Anyone who has had experience of the sad and subtle ways in which human beings torment one another under licence of family ties will appreciate the merits of A.B. Yehoshua’s A Late Divorce. The public for the book should therefore be large. Yehoshua is an Israeli writer writing about Israelis (the action of A Late Divorce takes place in Haifa, Tel Aviv and Jerusalem one spring in the late Seventies), so only those readers with an intimate feeling for life in modern Israel will be able to measure fully the accuracy and depth of the book’s portraiture. But the reach of Yehoshua’s satiric talent extends far beyond his immediate subject-matter. If his characters are typically Israeli, they are also typically human. Whether they verge at times on being stereotypically so is open to argument. That, after all, is the great danger in writing satire, and I am not clear that Yehoshua has entirely avoided it.

When, after almost forty years of married life, Naomi Kaminka attacked her husband Yehuda with a kitchen knife, she was in two minds about why she was doing it. Her double, her ‘wandering wild other’, grabbed the knife eagerly, intending to kill him, while she, snatching the knife back, wanted only to cut him loose, to free him, to divide up his ‘stubborn mono-self’ into its original constituents. Yehuda dodged the blow, so that Naomi neither killed him nor freed him from himself, but merely grazed him with the knife, inscribing on his chest a lasting scar, ‘a hooked line like a reddish beak’. Two years later, as dawn breaks over Haifa on the first day of Passover, the last day of a nine-day visit to Israel during which he has finally and with much trouble divorced his wife, Yehuda sits on a rock near his daughter’s home and thinks to himself: ‘Sitting on this rock unbuttoning your shirt airing out your scar contemplating it pleasurably scratching it here by yourself in this lush moist brush’. Yehuda’s scar is as much a source of pleasure to him as it is a reminder of past pain. He is proud of it. It comforts him. He has adopted it as his personal emblem, a visible sign justifying to the outside world his sense of himself as victim. Groping for his shirt buttons has become a reflex, an automatic gesture in a drama of self-pity that he is compelled to re-enact for every stranger he meets.

Yehuda believes that he has come to Israel to divorce Naomi in order to be free, but his compulsive use of the occasion to dramatise his need to be loved shows how deeply attached to his prison he is. Not surprisingly, when he gets his freedom, he is at a loss to know what to do with it.
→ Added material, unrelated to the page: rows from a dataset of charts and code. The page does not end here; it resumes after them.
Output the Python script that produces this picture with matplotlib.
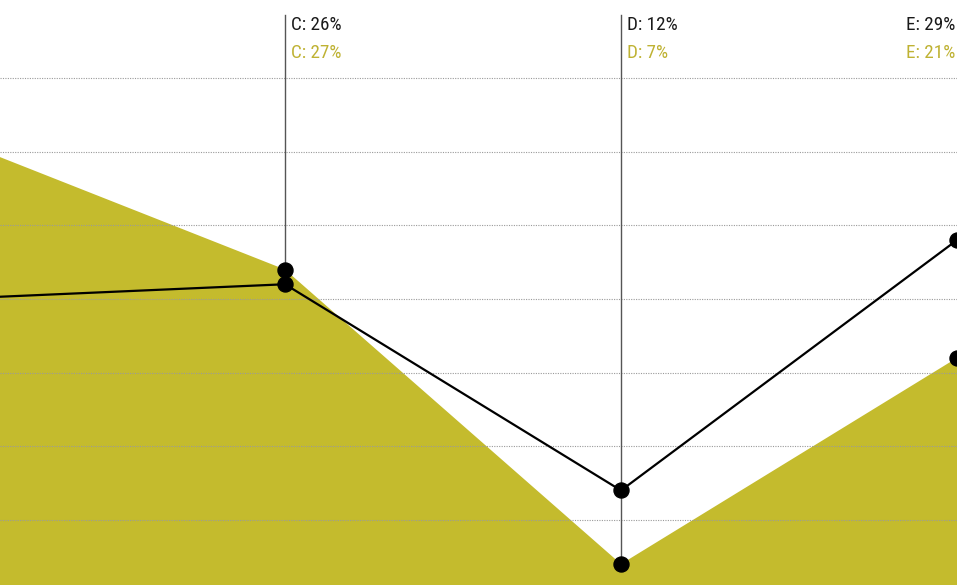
import matplotlib.pyplot as plt
from matplotlib.transforms import offset_copy, blended_transform_factory

# categories and the two series (percent)
categories = ['B', 'C', 'D', 'E']
line_vals = [25, 26, 12, 29]
area_vals = [36, 27, 7, 21]
labelled = ['C', 'D', 'E']
grid_ticks = [10, 15, 20, 25, 30, 35, 40]

gold = '#c4bb2d'
gold_text = '#bfb233'
font = ['Roboto Condensed', 'Liberation Sans Narrow', 'Roboto', 'DejaVu Sans']

fig = plt.figure(figsize=(9.57, 5.85), dpi=100)
ax = fig.add_axes([0, 0, 1, 1])
x = list(range(len(categories)))

ax.set_xlim(0.1518, 3.0)
ax.set_ylim(5.58, 45.30)
ax.axis('off')

# area series
ax.fill_between(x, area_vals, 0, color=gold, linewidth=0, zorder=1)

# dotted horizontal grid, drawn over the area
for g in grid_ticks:
    ax.axhline(g, color='#9a9a9a', lw=0.8, ls=(0, (1, 1.2)), zorder=2)

# line series
ax.plot(x, line_vals, color='black', lw=1.6, solid_joinstyle='round', zorder=3)

# hover guides and labels
trans = blended_transform_factory(ax.transData, ax.transAxes)
for cat in labelled:
    i = categories.index(cat)
    lo = min(line_vals[i], area_vals[i])
    if cat != 'E':
        ax.plot([i, i], [lo, 44.3], color='#555555', lw=1, zorder=2.5)
        tr = offset_copy(trans, fig=fig, x=6, y=0, units='dots')
        ha = 'left'
    else:
        tr = offset_copy(trans, fig=fig, x=-2, y=0, units='dots')
        ha = 'right'
    ax.text(i, 1 - 25 / 585, f'{cat}: {line_vals[i]}%', transform=tr, ha=ha,
            va='center', fontsize=13.8, family=font, color='#1a1a1a')
    ax.text(i, 1 - 53 / 585, f'{cat}: {area_vals[i]}%', transform=tr, ha=ha,
            va='center', fontsize=13.8, family=font, color=gold_text)

# markers for both series
ax.plot(x, area_vals, 'o', color='black', ms=10.8, zorder=4, clip_on=False)
ax.plot(x, line_vals, 'o', color='black', ms=10.8, zorder=4, clip_on=False)

fig.savefig('out.png', dpi=100)
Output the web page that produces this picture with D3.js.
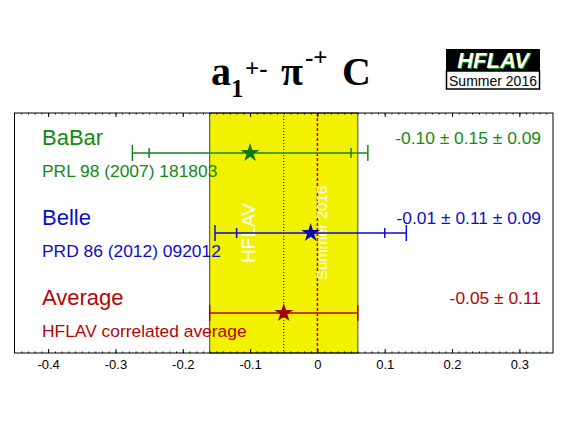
<!DOCTYPE html>
<html>
<head>
<meta charset="utf-8">
<script src="https://cdn.jsdelivr.net/npm/d3@7"></script>
<style>
  body { margin: 0; background: #fff; }
  svg { display: block; }
  text { font-family: "Liberation Sans", Helvetica, Arial, sans-serif; }
</style>
</head>
<body>
<svg width="567" height="425"></svg>
<script>
// measurements (HFLAV Summer 2016, a1 pi C)
var experiments = ['BaBar', 'Belle', 'Average'];
var references = ['PRL 98 (2007) 181803', 'PRD 86 (2012) 092012', 'HFLAV correlated average'];
var centralValues = [-0.10, -0.01, -0.05];
var statErrors = [0.15, 0.11, 0.11];
var systErrors = [0.09, 0.09, 0];
var valueLabels = ['-0.10 \u00b1 0.15 \u00b1 0.09', '-0.01 \u00b1 0.11 \u00b1 0.09', '-0.05 \u00b1 0.11'];
var tickValues = [-0.4, -0.3, -0.2, -0.1, 0, 0.1, 0.2, 0.3];
var tickLabels = ['-0.4', '-0.3', '-0.2', '-0.1', '0', '0.1', '0.2', '0.3'];

var avg = centralValues[2], avgErr = statErrors[2];

var svg = d3.select('svg');
// note: 'top' is window.top, so use other names
var plotL = 14.5, plotR = 553, plotT = 113, plotB = 353;

var x = d3.scaleLinear().domain([-0.45, 0.35]).range([plotL, plotR]);
var y = d3.scalePoint().domain(experiments).range([153, 313]);
var color = d3.scaleOrdinal().domain(experiments).range(['#138a13', '#0c0cd0', '#b40505']);

var rows = experiments.map(function(e, i) {
  var tot = Math.sqrt(statErrors[i]*statErrors[i] + systErrors[i]*systErrors[i]);
  return {name:e, ref:references[i], val:centralValues[i], stat:statErrors[i], syst:systErrors[i], tot:tot, label:valueLabels[i]};
});

// average band
svg.append('rect')
  .attr('x', x(avg - avgErr)).attr('y', plotT)
  .attr('width', x(avg + avgErr) - x(avg - avgErr)).attr('height', plotB - plotT)
  .style('fill', '#f2f200')
  .style('stroke', '#444').style('stroke-width', 1);

// average line (dotted) and zero line (dashed)
svg.append('line')
  .attr('x1', x(avg)).attr('x2', x(avg)).attr('y1', plotT).attr('y2', plotB)
  .style('stroke', '#000').style('stroke-width', 1).style('stroke-dasharray', '1,2');
svg.append('line')
  .attr('x1', x(0)).attr('x2', x(0)).attr('y1', plotT).attr('y2', plotB)
  .style('stroke', '#c00000').style('stroke-width', 1.5).style('stroke-dasharray', '3,2');

// watermark
svg.append('text')
  .attr('transform', 'translate(255,233) rotate(-90)')
  .attr('text-anchor', 'middle')
  .style('font-size', '19px').style('fill', '#fff')
  .text('HFLAV');
svg.append('text')
  .attr('transform', 'translate(327,233) rotate(-90)')
  .attr('text-anchor', 'middle')
  .style('font-size', '15px').style('fill', '#fff')
  .text('Summer 2016');

// error bars
var bars = svg.selectAll('g.row')
  .data(rows)
  .enter()
  .append('g')
  .attr('class', 'row')
  .style('stroke', function(d){return color(d.name);})
  .style('stroke-width', 1.5);

bars.append('line')
  .attr('x1', function(d){return x(d.val - d.tot);})
  .attr('x2', function(d){return x(d.val + d.tot);})
  .attr('y1', function(d){return y(d.name);})
  .attr('y2', function(d){return y(d.name);});

// outer caps (total error)
[-1, 1].forEach(function(s) {
  bars.append('line')
    .attr('x1', function(d){return x(d.val + s*d.tot);})
    .attr('x2', function(d){return x(d.val + s*d.tot);})
    .attr('y1', function(d){return y(d.name) - 8;})
    .attr('y2', function(d){return y(d.name) + 8;});
  // inner caps (stat only), only when there is a syst part
  bars.filter(function(d){return d.syst > 0;})
    .append('line')
    .attr('x1', function(d){return x(d.val + s*d.stat);})
    .attr('x2', function(d){return x(d.val + s*d.stat);})
    .attr('y1', function(d){return y(d.name) - 5;})
    .attr('y2', function(d){return y(d.name) + 5;});
});

// stars
svg.selectAll('path.star')
  .data(rows)
  .enter()
  .append('path')
  .attr('class', 'star')
  .attr('d', d3.symbol().type(d3.symbolStar).size(110))
  .attr('transform', function(d){return 'translate(' + x(d.val) + ',' + y(d.name) + ')';})
  .style('fill', function(d){return d3.color(color(d.name)).darker(0.4);});

// labels
svg.selectAll('text.name')
  .data(rows)
  .enter()
  .append('text')
  .attr('class', 'name')
  .attr('x', 42)
  .attr('y', function(d){return y(d.name) - 8;})
  .style('font-size', '22px')
  .style('fill', function(d){return color(d.name);})
  .text(function(d){return d.name;});

svg.selectAll('text.ref')
  .data(rows)
  .enter()
  .append('text')
  .attr('class', 'ref')
  .attr('x', 42)
  .attr('y', function(d){return y(d.name) + 24;})
  .style('font-size', '17.4px')
  .style('fill', function(d){return color(d.name);})
  .text(function(d){return d.ref;});

svg.selectAll('text.value')
  .data(rows)
  .enter()
  .append('text')
  .attr('class', 'value')
  .attr('x', 541)
  .attr('y', function(d){return y(d.name) - 9;})
  .attr('text-anchor', 'end')
  .style('font-size', '17.4px')
  .style('fill', function(d){return color(d.name);})
  .text(function(d){return d.label;});

// frame
svg.append('rect')
  .attr('x', plotL).attr('y', plotT)
  .attr('width', plotR - plotL).attr('height', plotB - plotT)
  .style('fill', 'none').style('stroke', '#000').style('stroke-width', 1);

// axes
var minor = d3.range(-44, 35).map(function(i){return i/100;});
var bottomAxis = d3.axisBottom(x)
  .tickValues(tickValues)
  .tickSize(-4)
  .tickPadding(7)
  .tickFormat(function(d, i){return tickLabels[i];});
var gb = svg.append('g').attr('transform', 'translate(0,' + plotB + ')').call(bottomAxis);
gb.select('.domain').remove();
gb.selectAll('text').style('font-size', '13px').style('font-family', '"Liberation Sans", Arial, sans-serif');

var gbm = svg.append('g').attr('transform', 'translate(0,' + plotB + ')')
  .call(d3.axisBottom(x).tickValues(minor).tickSize(-1.5).tickFormat(''));
gbm.select('.domain').remove();

var gt = svg.append('g').attr('transform', 'translate(0,' + plotT + ')')
  .call(d3.axisTop(x).tickValues(tickValues).tickSize(-4).tickFormat(''));
gt.select('.domain').remove();
var gtm = svg.append('g').attr('transform', 'translate(0,' + plotT + ')')
  .call(d3.axisTop(x).tickValues(minor).tickSize(-1.5).tickFormat(''));
gtm.select('.domain').remove();

// title
var title = svg.append('text')
  .style('font-family', '"Liberation Serif", "Times New Roman", serif')
  .style('font-weight', 'bold')
  .style('fill', '#000');
title.append('tspan').attr('x', 211).attr('y', 85).style('font-size', '40px').text('a');
title.append('tspan').attr('x', 231).attr('y', 97).style('font-size', '25px').text('1');
title.append('tspan').attr('x', 245).attr('y', 77).style('font-size', '25px').text('+-');
title.append('tspan').attr('x', 281).attr('y', 85).style('font-size', '40px').text('\u03c0');
title.append('tspan').attr('x', 305).attr('y', 66).style('font-size', '25px').text('-+');
title.append('tspan').attr('x', 342).attr('y', 85).style('font-size', '40px').text('C');

// HFLAV logo
var logo = svg.append('g');
logo.append('rect').attr('x', 446).attr('y', 49).attr('width', 94).attr('height', 22).style('fill', '#000');
logo.append('rect').attr('x', 446.5).attr('y', 71).attr('width', 93).attr('height', 18)
  .style('fill', '#fff').style('stroke', '#000').style('stroke-width', 1.5);
logo.append('text').attr('x', 494).attr('y', 69).attr('text-anchor', 'middle')
  .style('font-size', '22px').style('font-weight', 'bold').style('font-style', 'italic')
  .style('fill', '#1a9a1a').text('HFLAV');
logo.append('text').attr('x', 493).attr('y', 68).attr('text-anchor', 'middle')
  .style('font-size', '22px').style('font-weight', 'bold').style('font-style', 'italic')
  .style('fill', '#fff').text('HFLAV');
logo.append('text').attr('x', 493).attr('y', 86).attr('text-anchor', 'middle')
  .style('font-size', '14px').style('fill', '#000').text('Summer 2016');
</script>
</body>
</html>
Rather than accept it, he engineers his own destruction. There are other characters in A Late Divorce whose attachment to the conditions of their misery makes it difficult for them to develop happily and freely and without multiplying more misery around them. Dina, Yehuda’s hypnotically beautiful daughter-in-law, is still a virgin. She cannot break through her sexual inhibitions, consummate her marriage and have a child, because she needs her frigidity to punish her parents (who are desperate for a grandchild). Her husband Asa uses the anger he feels against his parents (Yehuda and Naomi) to power a brilliant academic career and to elaborate a highly serviceable image of himself as an intellectual subversive and emotional martyr. Tsvi, his older brother, has opted for a view of himself as degenerate and immoral, at once burlesquing the father he despises, and punishing him through the surrogate of a homosexual lover, the 54-year-old banker Refa’el Calderon, whose infatuation he mercilessly exploits.